Pela quantidade de referências já se perceber que Moore vai mais longe na remixagem de personages clássicos da literatura. Enquanto a história decorre temos acesso ao conteúdo do famoso dossier negro, e aí Moore solta-se por completo, ultrapassando todos os limites da erudição cultural. Os anteriores personagens das ligas passadas são revisitados numa profunda lição de literatura clássica que vai de Shakespeare a H.P Lovecraft, sem esquecer Jonathan Swift ou Cervantes. A imortal personagem andrógina de Virginia Woolf, Orlando, ganha dimensões históricas. Alan Moore repesca Fanny Hill, mesclando-a com Venus e Tannhauser, mistura P.G. Wodehouse e H. P. Lovecraft num cruzamento entre Bertie Wooster, Jeeves e uma liga composta por Mina Harker, Quatermain, Orlando e Thomas Carnacki (Carnacki the Ghost Finder de William Hope Hogdson) combatendo criaturas lovecraftianas do além-espaço. Tira o chapeu a Jack Kerouac recriando aventuras dos personagens na america da Golden Age dos comics recontadas pelo escritor beat Sal Paradyse (On The Road de Kerouac). Recorda personagens das literaturas não anglo-saxónicas ao dar um cheirinho de contrapartes da Liga franceses (Les Hommes Misterieux, recuperando Robur o Conquistador, Le Nyctalope, Fantomas, Arséne Lupin e Monsieur Zenith) e alemães (os Zwielicht-helden envolvendo uma andróide e o seu inventos Rotwang, e encabeçados por Dr. Mabuse e Dr. Caligari). O newspeak orwelliano não é esquecido.

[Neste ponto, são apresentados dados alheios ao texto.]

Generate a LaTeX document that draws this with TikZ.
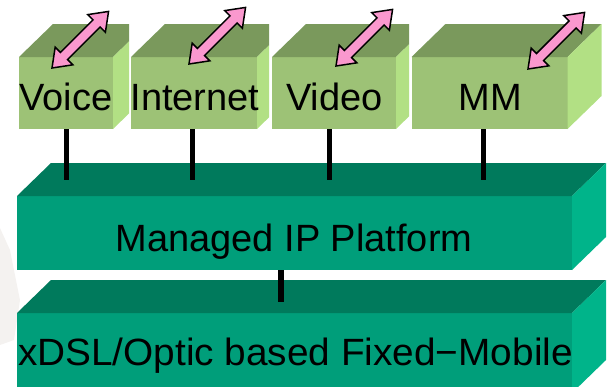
\documentclass[tikz,border=0pt]{standalone}
\usepackage{fontspec}
\setmainfont{Liberation Sans}
\definecolor{cubetop}{RGB}{122,153,92}
\definecolor{cubefront}{RGB}{157,194,118}
\definecolor{cubeside}{RGB}{178,224,132}
\definecolor{slabtop}{RGB}{0,122,92}
\definecolor{slabfront}{RGB}{0,158,122}
\definecolor{slabside}{RGB}{0,180,138}
\definecolor{arrowpink}{RGB}{250,152,206}
\definecolor{faintgrey}{RGB}{244,242,240}
\tikzset{
  face/.style={draw=none, inner sep=0pt, outer sep=0pt, anchor=north west},
  caption/.style={font=\fontsize{38}{38}\selectfont, anchor=base, inner sep=0pt},
  link/.style={line width=5.5pt, black},
  pinkshape/.style={fill=arrowpink, draw=black, line width=1.5pt, line join=miter},
}
% top and right faces of a box whose front face is the node #1
\newcommand\boxfaces[3]{%
  \fill[#2] (#1.north west) -- ++(34,-33) -- ([shift={(34,-33)}]#1.north east) -- (#1.north east) -- cycle;
  \fill[#3] (#1.north east) -- ([shift={(34,-33)}]#1.north east) -- ([shift={(34,-33)}]#1.south east) -- (#1.south east) -- cycle;
}
% pink two-headed block arrow, 80 long, tilted up to the right
\newcommand\twoway[2]{%
  \begin{scope}[shift={(#1,#2)}, rotate=45]
    \draw[pinkshape] (0,0) -- (17,12.5) -- (17,5) -- (63,5) -- (63,12.5) -- (80,0)
      -- (63,-12.5) -- (63,-5) -- (17,-5) -- (17,-12.5) -- cycle;
  \end{scope}}
\begin{document}
\begin{tikzpicture}[x=1pt, y=-1pt]
  \useasboundingbox (0,0) rectangle (612,386);

  % pale backdrop mark at the left edge
  \fill[faintgrey] (0,228) -- (10,250) -- (20,300) -- (14,340) -- (0,345) -- cycle;

  % access layer
  \begin{scope}
    \clip (0,0) rectangle (612,386);
    \node[face, fill=slabfront, minimum width=555pt, minimum height=80pt] (access) at (17,313) {};
    \boxfaces{access}{slabtop}{slabside}
  \end{scope}
  \node[caption, xscale=1.02] at (295.5,365) {xDSL/Optic based Fixed−Mobile};

  % IP platform layer
  \node[face, fill=slabfront, minimum width=555pt, minimum height=74pt] (ip) at (17,196) {};
  \boxfaces{ip}{slabtop}{slabside}
  \node[caption] at (294,251) {Managed IP Platform};

  % service boxes
  \begin{scope}
    \clip (0,0) rectangle (129,140);
    \node[face, fill=cubefront, minimum width=94pt, minimum height=72pt] (voice) at (19,57) {};
    \boxfaces{voice}{cubetop}{cubeside}
  \end{scope}
  \begin{scope}
    \clip (0,0) rectangle (269,140);
    \node[face, fill=cubefront, minimum width=126pt, minimum height=72pt] (internet) at (131,57) {};
    \boxfaces{internet}{cubetop}{cubeside}
  \end{scope}
  \begin{scope}
    \clip (0,0) rectangle (409,140);
    \node[face, fill=cubefront, minimum width=124pt, minimum height=72pt] (video) at (272,57) {};
    \boxfaces{video}{cubetop}{cubeside}
  \end{scope}
  \node[face, fill=cubefront, minimum width=156pt, minimum height=72pt] (mm) at (411.5,57) {};
  \boxfaces{mm}{cubetop}{cubeside}

  \node[caption] at (66,110) {Voice};
  \node[caption] at (195,110) {Internet};
  \node[caption] at (334.5,110) {Video};
  \node[caption] at (490,110) {MM};

  \twoway{52}{68}
  \twoway{189}{64}
  \twoway{336}{66}
  \twoway{528}{69}

  % links into the platform
  \coordinate (l1) at (66.3,180);
  \coordinate (l2) at (192.3,180);
  \coordinate (l3) at (329.6,180);
  \coordinate (l4) at (483.7,180);
  \coordinate (l5) at (281,302);
  \draw[link] (voice.south -| l1) -- (l1);
  \draw[link] (internet.south -| l2) -- (l2);
  \draw[link] (video.south -| l3) -- (l3);
  \draw[link] (mm.south -| l4) -- (l4);
  \draw[link] (ip.south -| l5) -- (l5);
\end{tikzpicture}
\end{document}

A lista de referências é quase interminável. A que deixo aqui é longa, mas é um pálido reflexo do mar de referências utilizadas e citadas por Alan Moore. The League Of Extraordinary Gentleman: Black Dossier é banda desenhada no seu melhor, um prazer estético e intelectual que abre novos limites à graphic novel enquanto medium.